Unsavory Moments with Turkish Men
While working as an au pair in Turkey, my host-mom always sent the driver with me when I went into Istanbul – making me feel very overprotected. But on my last day in the country, I went there without the driver and finally understood that she’d wanted to protect me from male harassment. While the majority of Turkish men I met were kind and courteous, the unsavory ones often find tourists. Luckily they can be deterred by common sense. Anyone interested in foreign women’s experiences in Turkey should definitely read, Tales from the Expat Harem: Foreign Women in Modern Turkey.
Onward and Downwards
On my last day in Turkey, I started my trip to the city by taking the funicular and the “historic tram” to the Egyptian Spice Market. I have to say, I impressed myself. Even if I got completely screwed by the bargaining system, with some cordiality (I was invited to share tea) and perhaps some flirting (!?!) and a little lie about my finances, I think I may have wrangled a deal–at any rate, a better deal than most people typically get. If nothing else, I at least got the feeling that I did, so I was happy. I found a few little things and continued on my trek. I decided that I should walk over the golden horn (about 4 minutes of walking) and then caught the tram to continue to the tourist trap, um, cultural center.

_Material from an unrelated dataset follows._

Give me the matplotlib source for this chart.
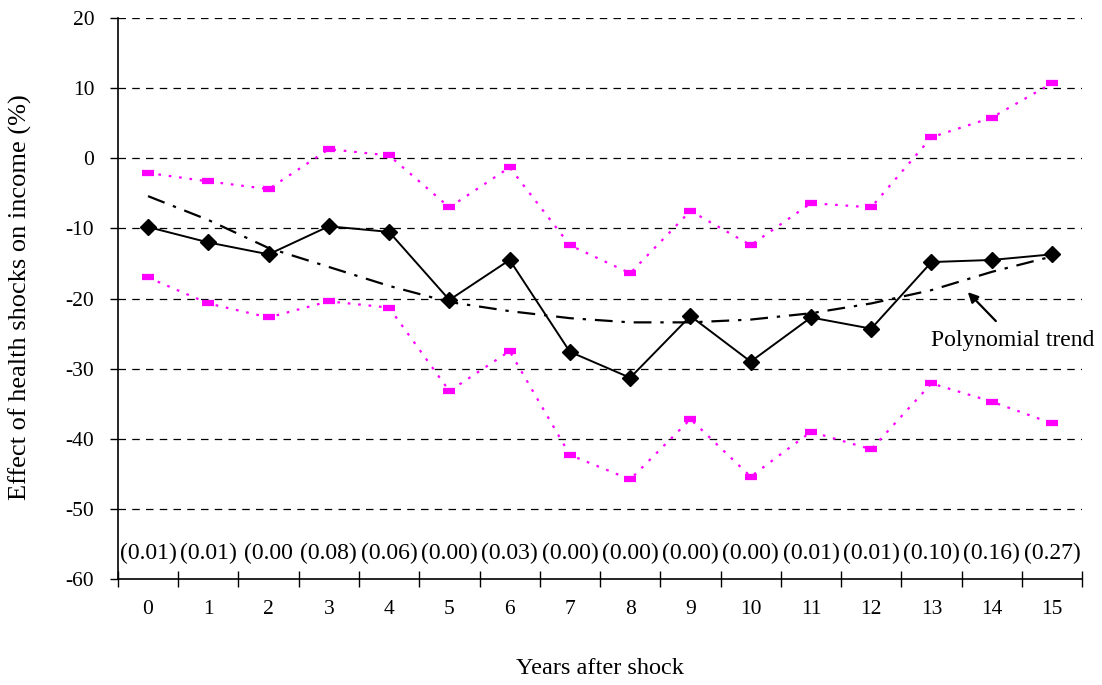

Sultan Ahmet: Beware of Creepy Turkish Men
Now, in their defense, they might be totally nice guys. However, when I am walking around and obviously a young tourist and western woman by herself, the last thing I really want is to be approached. The first guy almost pounced on me. We were on a crowded street and he just ambled up and said “Hello! Don’t worry! I’m not a tour guide.” Not sure how I’m supposed to feel about that.

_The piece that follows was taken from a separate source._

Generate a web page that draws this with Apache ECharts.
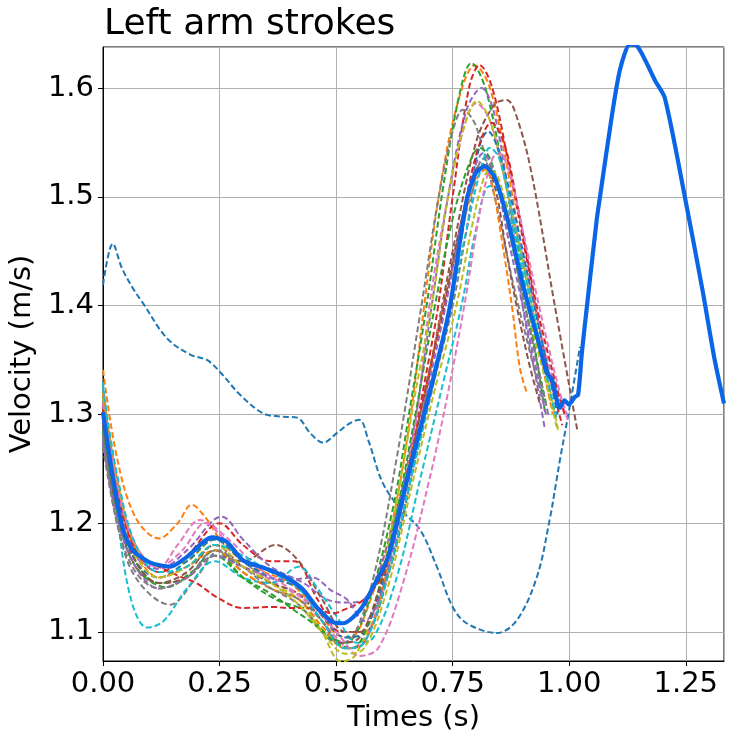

He continued, “Are you from America?”
Deciding to be polite (and ready to kick his ass, or at least scream police loudly in all the languages I know (three), I answered that yes, I was. He said he was learning English and that it was nice to talk with an American. Then he started to ask where I was going, and asked what I’d seen.
Then he got weird…
“Oh, I could tell you are not a tourist! You are not dressed like one, you look like, a TRAVELER!” And then he beamed at me.
This was the “Um, this could get bad” moment.
Before I had a chance to answer he bounced in with:
“Your eyes, are they your natural eyes?”
Understanding that he meant color, and knowing that lighter colored eyes are not as typical here, I answered, “Um, yes, yes they are…”
He immediately said that lots of girls wear colored lenses to make their eyes like mine.
Now, I was playing it completely nonchalantly while wracking my brain to figure out how I could politely slip away from him. Luckily we were right by the gate to the palace…
“Oh, I will leave you here. Perhaps we can talk after you are done? Maybe we could go have a cup of tea! Or we could do something this evening!” he declared.
Think fast think fast think fast…bing!
“Oh, um, (lie, Steph, lie) I have only an hour before my shuttle, so I have to go then. But thank you!”
And then I speed walked away without resorting to violence or undignified screaming–which I am well capable of.